Personal information
- Full name: Glenn Wellington Remick
- Born: January 21, 1951 St. Johnsbury, Vermont, U.S.
- Died: November 2, 2009 (aged 58) St. Louis, Missouri, U.S.

Darts information
- Playing darts since: 1971
- Laterality: Right-handed

Organisation (see split in darts)
- BDO: 1980–1990

= Glenn Remick =

American darts player (1951–2009)

Glenn Wellington Remick (January 21, 1951 – November 2, 2009) was an American professional darts player. He founded a number of darting organizations in the United States, including the New England Darts Tournament Organization in 1980 and the American Darters Association in St. Louis, Missouri, in 1990. Remick continued to serve as president and chief executive of the American Darters Association until his death in 2009.
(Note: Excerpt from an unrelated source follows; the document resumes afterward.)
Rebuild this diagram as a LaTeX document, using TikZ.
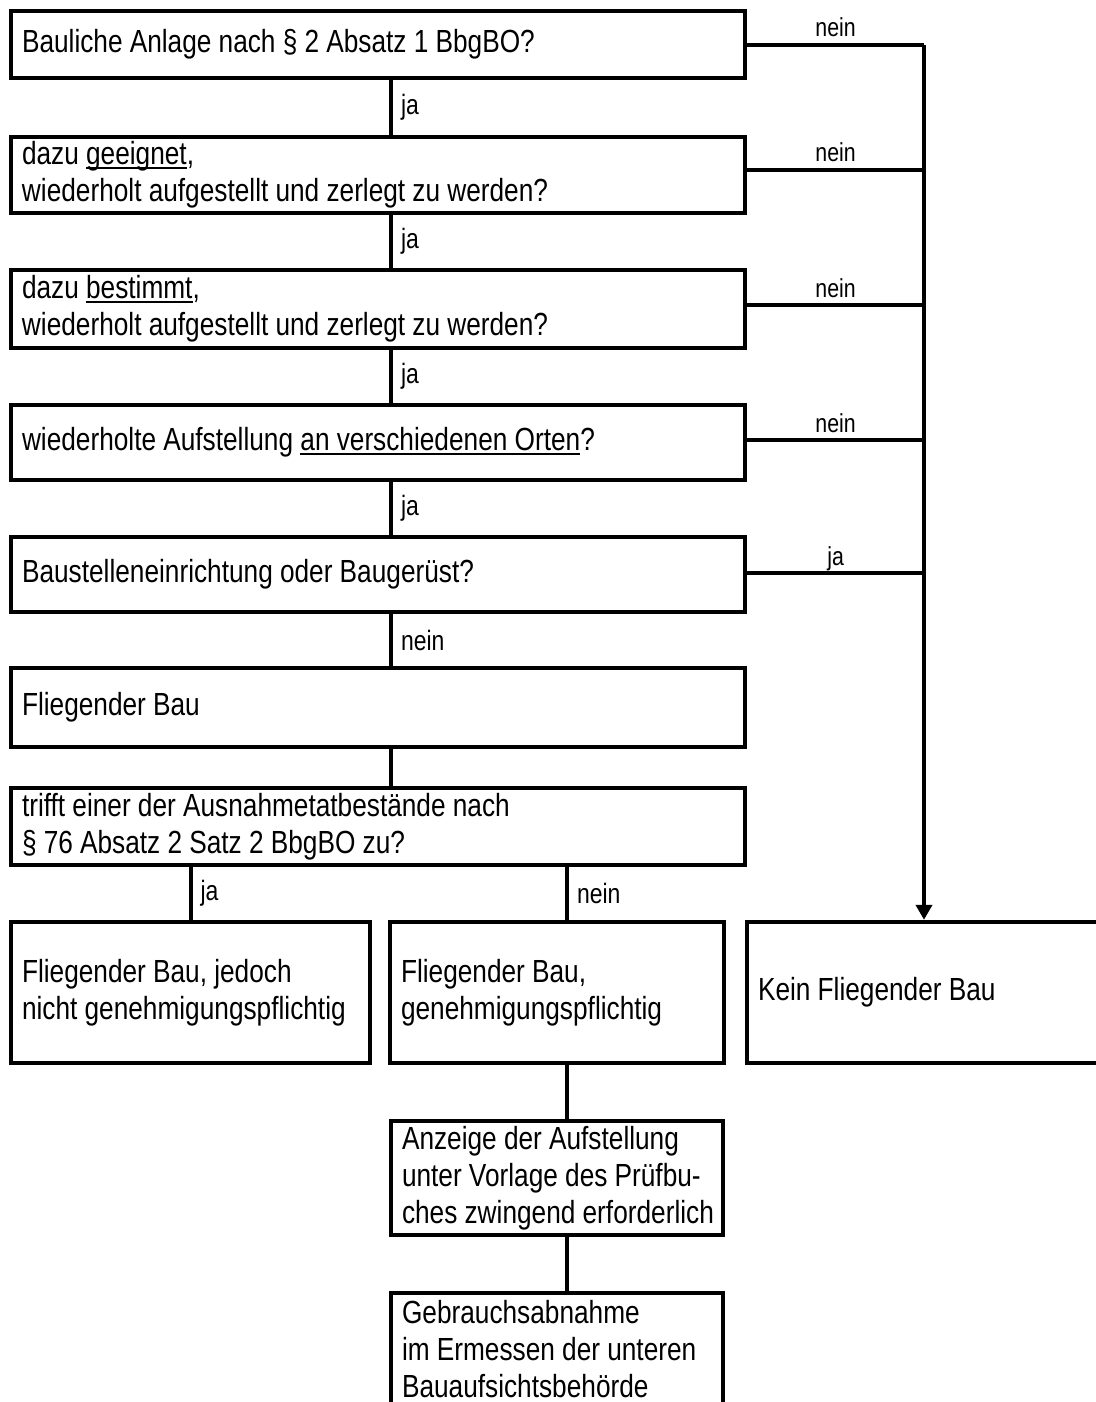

Remick was elected the head of the US World Cup Team. He led the U.S. World Cup dart team to a second-place finish at the championships in Brisbane, Australia, in 1985.

In 2002, Remick was inducted into the National Darts Hall of Fame of Clarksburg, West Virginia, for his contributions to the sport of darts.

Remick died of amyloidosis at Missouri Baptist Medical Center in St. Louis on November 2, 2009, at the age of 58. He was a resident of Foristell, Missouri, at the time of his death. He was survived by his wife of 34 years, Gloria Deneault, whom he had met on a blind date in Greenfield, Massachusetts, as well as a sons, Karl, Mark, and daughter, Sarah Coyne.